Maria Callas would have been 100 today. It is impossible to say anything new about a singer so celebrated she was nicknamed La Divina. Her unique voice –an originally imperfect instrument transformed by her technique, her vocal extension and the emotions she infused in it – was described and studied in detail in endless ways. But we can reflect on her legacy and the impact she still has on the passionate, touchy, volatile community of opera lovers.
The day is marked by plenty of public debates centered on movies, photos and books exploring Callas’ story. She was born an American in New York from Greek parents, Maria Anna Cecilia Sofia Kalos, a contraction of the original Kalogheropoulou (recorded on December 2, 1923, although both she and her mother were sometimes uncertain whether it had been December 3, or 4). She studied in Greece after her parents separated and she went back to the country with her mother. She was already on the stage at 15, became Italian by working in the country of Romantic opera. She sang with all the great conductors, had a wide repertoire reflecting the richness of her voice.

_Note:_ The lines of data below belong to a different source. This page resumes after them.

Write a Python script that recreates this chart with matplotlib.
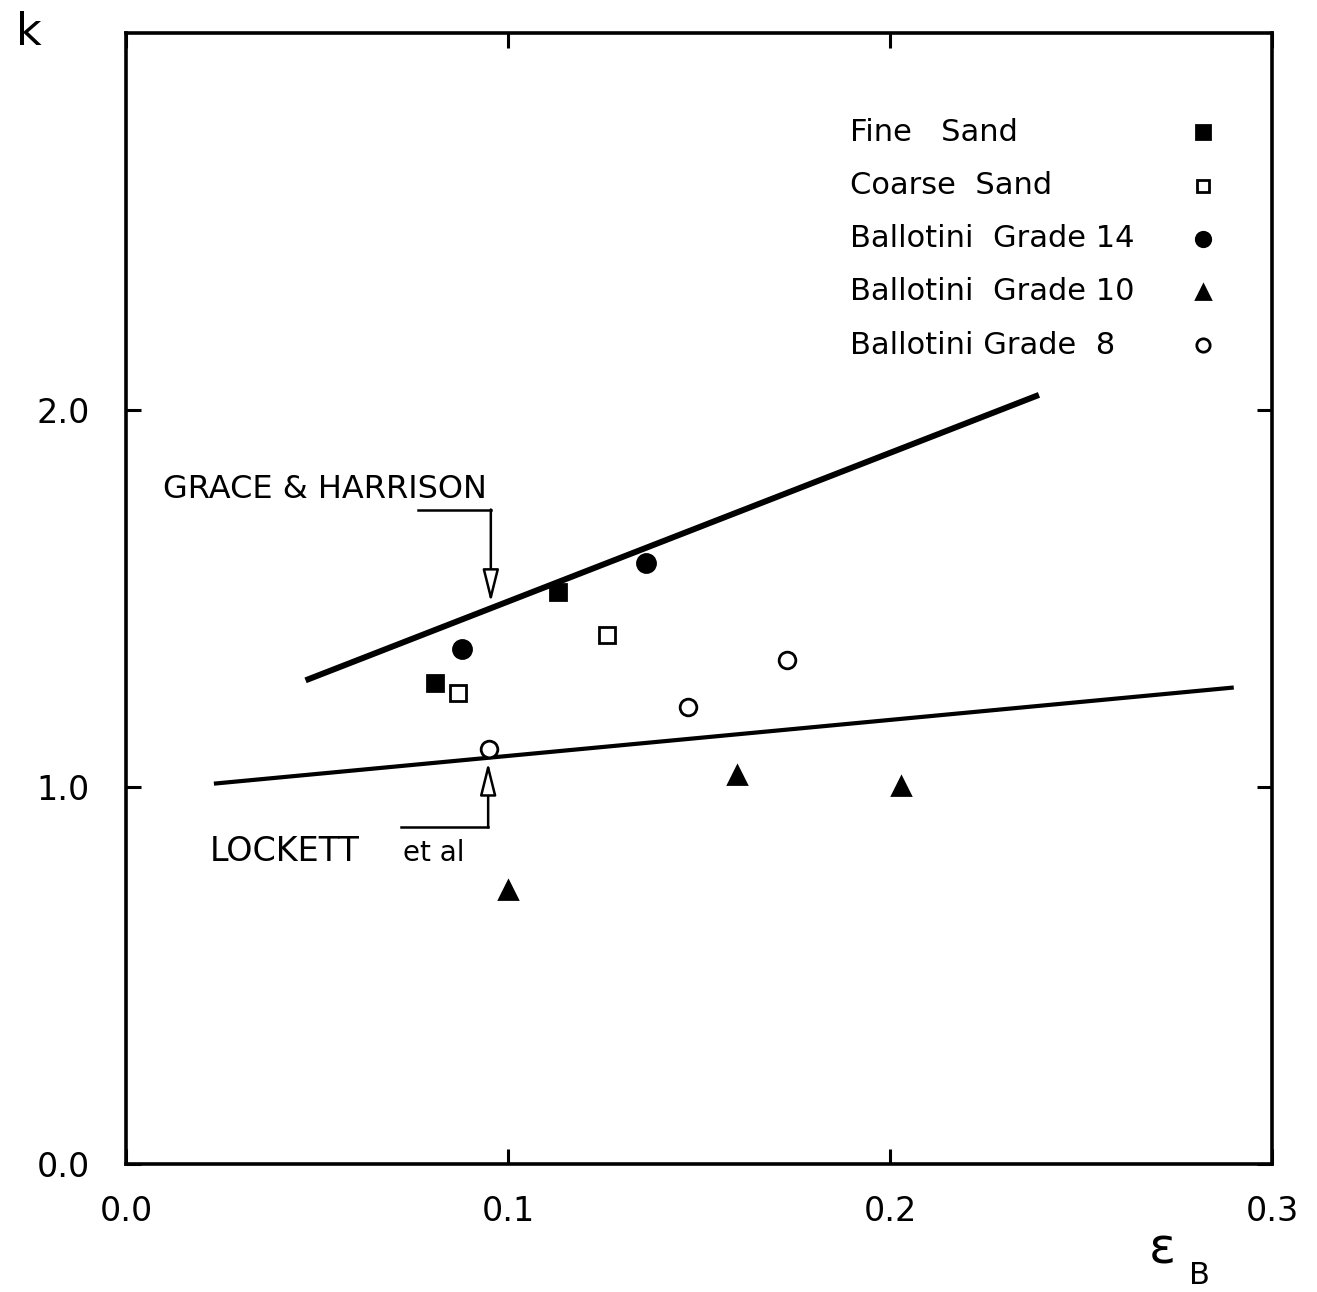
import numpy as np
import matplotlib.pyplot as plt

# measured points, voidage eps_B against k
fine_sand_x = [0.081, 0.113]
fine_sand_y = [1.275, 1.518]
coarse_sand_x = [0.087, 0.126]
coarse_sand_y = [1.250, 1.403]
grade14_x = [0.088, 0.136]
grade14_y = [1.365, 1.594]
grade10_x = [0.100, 0.160, 0.203]
grade10_y = [0.728, 1.031, 1.004]
grade8_x = [0.095, 0.147, 0.173]
grade8_y = [1.101, 1.211, 1.336]

# correlation lines (end points)
grace_x = [0.047, 0.239]
grace_y = [1.283, 2.040]
lockett_x = [0.023, 0.290]
lockett_y = [1.009, 1.264]

x_ticks = [0.0, 0.1, 0.2, 0.3]
x_tick_labels = ["0.0", "0.1", "0.2", "0.3"]
y_ticks = [0.0, 1.0, 2.0]
y_tick_labels = ["0.0", "1.0", "2.0"]

series = [
  ("Fine   Sand", fine_sand_x, fine_sand_y, dict(marker='s', mfc='black', ms=12)),
  ("Coarse  Sand", coarse_sand_x, coarse_sand_y, dict(marker='s', mfc='white', ms=11)),
  ("Ballotini  Grade 14", grade14_x, grade14_y, dict(marker='o', mfc='black', ms=13)),
  ("Ballotini  Grade 10", grade10_x, grade10_y, dict(marker='^', mfc='black', ms=13)),
  ("Ballotini Grade  8", grade8_x, grade8_y, dict(marker='o', mfc='white', ms=12)),
]

plt.rcParams['font.family'] = 'DejaVu Sans'

fig = plt.figure(figsize=(13.17, 12.92), dpi=100)
ax = fig.add_axes([0.0957, 0.099, 0.8701, 0.8755])

ax.plot(grace_x, grace_y, color='black', lw=4.3, solid_capstyle='butt')
ax.plot(lockett_x, lockett_y, color='black', lw=3.0, solid_capstyle='butt')

for name, xs, ys, style in series:
  ax.plot(xs, ys, ls='none', mec='black', mew=2.0, **style)

# legend drawn by hand: labels left aligned, markers in a column on the right
for i, (name, xs, ys, style) in enumerate(series):
  yy = 0.912 - i * 0.047
  ax.text(0.632, yy, name, transform=ax.transAxes, fontsize=22,
          ha='left', va='center')
  st = dict(style)
  st['ms'] = st['ms'] * 0.8
  ax.plot([0.94], [yy], transform=ax.transAxes, ls='none', mec='black',
          mew=2.0, **st)

arrow = dict(arrowstyle='-|>,head_length=1.0,head_width=0.25', mutation_scale=20,
             fc='white', ec='black', lw=1.8, shrinkA=0, shrinkB=0)

# Grace & Harrison label with bent arrow
ax.text(0.0096, 1.790, "GRACE & HARRISON", fontsize=23, ha='left', va='center')
ax.plot([0.0765, 0.0955], [1.736, 1.736], color='black', lw=1.8)
ax.annotate("", xy=(0.0955, 1.49), xytext=(0.0955, 1.736), arrowprops=arrow)

# Lockett et al label with bent arrow
ax.text(0.022, 0.805, "LOCKETT", fontsize=24, ha='left', va='baseline')
ax.text(0.0725, 0.805, "et al", fontsize=20, ha='left', va='baseline')
ax.plot([0.0720, 0.0948], [0.893, 0.893], color='black', lw=1.8)
ax.annotate("", xy=(0.0948, 1.065), xytext=(0.0948, 0.893), arrowprops=arrow)

ax.set_xlim(0, 0.3)
ax.set_ylim(0, 3.0)
ax.set_xticks(x_ticks)
ax.set_xticklabels(x_tick_labels)
ax.set_yticks(y_ticks)
ax.set_yticklabels(y_tick_labels)
ax.tick_params(direction='in', length=11, width=2.2, top=True, right=True,
               labelsize=24)
ax.tick_params(axis='x', pad=22)
ax.tick_params(axis='y', pad=26)
for s in ax.spines.values():
  s.set_linewidth(2.6)

fig.text(0.012, 0.965, "k", fontsize=32, ha='left', va='baseline')
fig.text(0.872, 0.022, "ε", fontsize=36, ha='left', va='baseline')
fig.text(0.903, 0.006, "B", fontsize=22, ha='left', va='baseline')

plt.savefig('out.png', dpi=100)
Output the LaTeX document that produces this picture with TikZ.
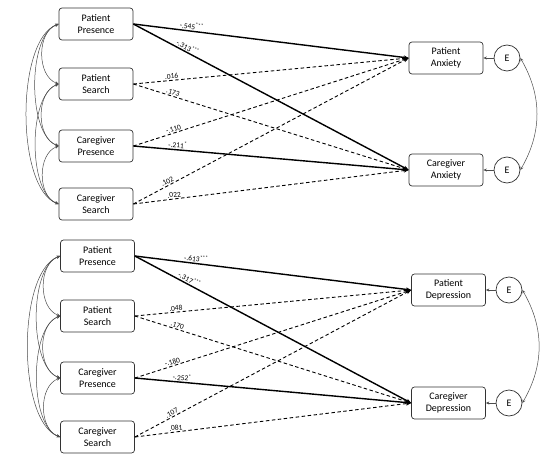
\documentclass[tikz,border=0pt]{standalone}
\usepackage{fontspec}
\setmainfont{Carlito}
\usetikzlibrary{arrows.meta}

\begin{document}
\begin{tikzpicture}[x=1pt,y=1pt,
    var/.style={draw=black!80,line width=0.7pt,rounded corners=3pt,minimum width=74pt,minimum height=32pt,align=center,inner sep=1pt,font=\fontsize{10}{12.5}\selectfont},
    err/.style={draw=black!80,line width=0.7pt,circle,minimum size=26pt,inner sep=0pt,font=\fontsize{10}{12}\selectfont},
    sig/.style={line width=1.4pt,-{Stealth[length=5pt,width=4pt]}},
    ns/.style={line width=0.9pt,dash pattern=on 3.5pt off 2.5pt,-{Stealth[length=5pt,width=4pt]}},
    cov/.style={draw=black!70,line width=0.5pt,{Stealth[length=3.5pt,width=3pt]}-{Stealth[length=3.5pt,width=3pt]}},
    res/.style={draw=black!70,line width=0.5pt,-{Stealth[length=3.5pt,width=3pt]}},
    coef/.style={sloped,above,inner sep=1pt,font=\fontsize{7.5}{8}\selectfont}]
  \useasboundingbox (0,0) rectangle (554,-460);

  % anxiety model
  \node[var] (pp1) at (96,-24) {Patient\\Presence};
  \node[var] (ps1) at (96,-84) {Patient\\Search};
  \node[var] (cp1) at (96,-146) {Caregiver\\Presence};
  \node[var] (cs1) at (96,-204) {Caregiver\\Search};
  \node[var] (pa) at (446,-58) {Patient\\Anxiety};
  \node[var] (ca) at (446,-170) {Caregiver\\Anxiety};
  \node[err] (e1) at (507,-58) {E};
  \node[err] (e2) at (507,-170) {E};

  \draw[sig] (pp1.east) -- node[coef,pos=0.21] {-.545\textsuperscript{***}} (pa.west);
  \draw[sig] (pp1.east) -- node[coef,pos=0.19] {-.313\textsuperscript{***}} (ca.west);
  \draw[ns] (ps1.east) -- node[coef,pos=0.14] {.016} (pa.west);
  \draw[ns] (ps1.east) -- node[coef,pos=0.14] {.173} (ca.west);
  \draw[ns] (cp1.east) -- node[coef,pos=0.15] {-.110} (pa.west);
  \draw[sig] (cp1.east) -- node[coef,pos=0.16] {-.211\textsuperscript{*}} (ca.west);
  \draw[ns] (cs1.east) -- node[coef,pos=0.13] {.102} (pa.west);
  \draw[ns] (cs1.east) -- node[coef,pos=0.15] {.022} (ca.west);

  \draw[res] (e1) -- (pa);
  \draw[res] (e2) -- (ca);
  \draw[cov] (e1.east) to[bend left=30] (e2.east);

  \draw[cov] (pp1.west) to[out=200,in=160,looseness=1.0] (ps1.west);
  \draw[cov] (ps1.west) to[out=200,in=160,looseness=1.0] (cp1.west);
  \draw[cov] (cp1.west) to[out=200,in=160,looseness=1.0] (cs1.west);
  \draw[cov] (pp1.west) to[out=200,in=160,looseness=0.7] (cp1.west);
  \draw[cov] (ps1.west) to[out=200,in=160,looseness=0.7] (cs1.west);
  \draw[cov] (pp1.west) to[out=200,in=160,looseness=0.65] (cs1.west);

  % depression model
  \node[var] (pp2) at (97.5,-256) {Patient\\Presence};
  \node[var] (ps2) at (97.5,-316) {Patient\\Search};
  \node[var] (cp2) at (97.5,-378) {Caregiver\\Presence};
  \node[var] (cs2) at (97.5,-437) {Caregiver\\Search};
  \node[var] (pd) at (448.5,-290) {Patient\\Depression};
  \node[var] (cd) at (448.5,-403) {Caregiver\\Depression};
  \node[err] (e3) at (509,-290) {E};
  \node[err] (e4) at (509,-403) {E};

  \draw[sig] (pp2.east) -- node[coef,pos=0.22] {-.613\textsuperscript{***}} (pd.west);
  \draw[sig] (pp2.east) -- node[coef,pos=0.19] {-.317\textsuperscript{***}} (cd.west);
  \draw[ns] (ps2.east) -- node[coef,pos=0.15] {.048} (pd.west);
  \draw[ns] (ps2.east) -- node[coef,pos=0.15] {.170} (cd.west);
  \draw[ns] (cp2.east) -- node[coef,pos=0.14] {-.180} (pd.west);
  \draw[sig] (cp2.east) -- node[coef,pos=0.17] {-.252\textsuperscript{*}} (cd.west);
  \draw[ns] (cs2.east) -- node[coef,pos=0.14] {.107} (pd.west);
  \draw[ns] (cs2.east) -- node[coef,pos=0.15] {.081} (cd.west);

  \draw[res] (e3) -- (pd);
  \draw[res] (e4) -- (cd);
  \draw[cov] (e3.east) to[bend left=30] (e4.east);

  \draw[cov] (pp2.west) to[out=200,in=160,looseness=1.0] (ps2.west);
  \draw[cov] (ps2.west) to[out=200,in=160,looseness=1.0] (cp2.west);
  \draw[cov] (cp2.west) to[out=200,in=160,looseness=1.0] (cs2.west);
  \draw[cov] (pp2.west) to[out=200,in=160,looseness=0.7] (cp2.west);
  \draw[cov] (ps2.west) to[out=200,in=160,looseness=0.7] (cs2.west);
  \draw[cov] (pp2.west) to[out=200,in=160,looseness=0.65] (cs2.west);
\end{tikzpicture}
\end{document}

She was pitted in an (alleged) rivalry with the soprano Renata Tebaldi whose pure, silvery timbre was preferred by a part of the music lovers. She was – it’s a given for a tragic figure – unhappy: lost over 30 kilos between 1953 and early 1954 (there are very few visual images of her when corpulent). Some, like Joan Sutherland, said her radical weight loss led to the loss of part of her voice, but made her extremely chic. Directors from Luchino Visconti to her friend Pier Paolo Pasolini, who wanted her as an actress for his movie Medea, loved her.
She left her Italian first husband, the industrial Giovanni Meneghini, after ten years for Aristotle Onassis, only to be abandoned in 1968 when the Greek shipping magnate met Jackie Kennedy, widow of the assassinated US President.
Finally, she died too young, at just 53, in Paris in 1977 of a heart attack. Her last performance had been in 1974 in Japan.
Callas was a musician, not ‘just’ an interpreter. Her career was short, and in the last years her voice (still breathtaking even after her drastic diet, although one can wonder what it would have been to hear her in a theatre at the height of her power) had lost its sheen. Her greatest gift was her expressive intensity, unmatched by any other modern singer, paired to the perfect control of her instrument.
We are grateful that we have many of her performances recorded and video recorded. It does not make much sense comparing Callas to singers in the modern context, shaped by major recording companies and a star-system often elevating artists too soon or pressing them into roles for which they are not ready. The generation of people who actually heard her live is also waning, so we have to rely on technology.
Opera lovers are always hungry for new talents and new stars and bickering about their personal preferences. But they all tend to stop and listen with a nostalgic glint in their eyes when presented with a Callas recording, although they’ve heard them all many times before, her voice and her sheer presence onstage never fail to amaze.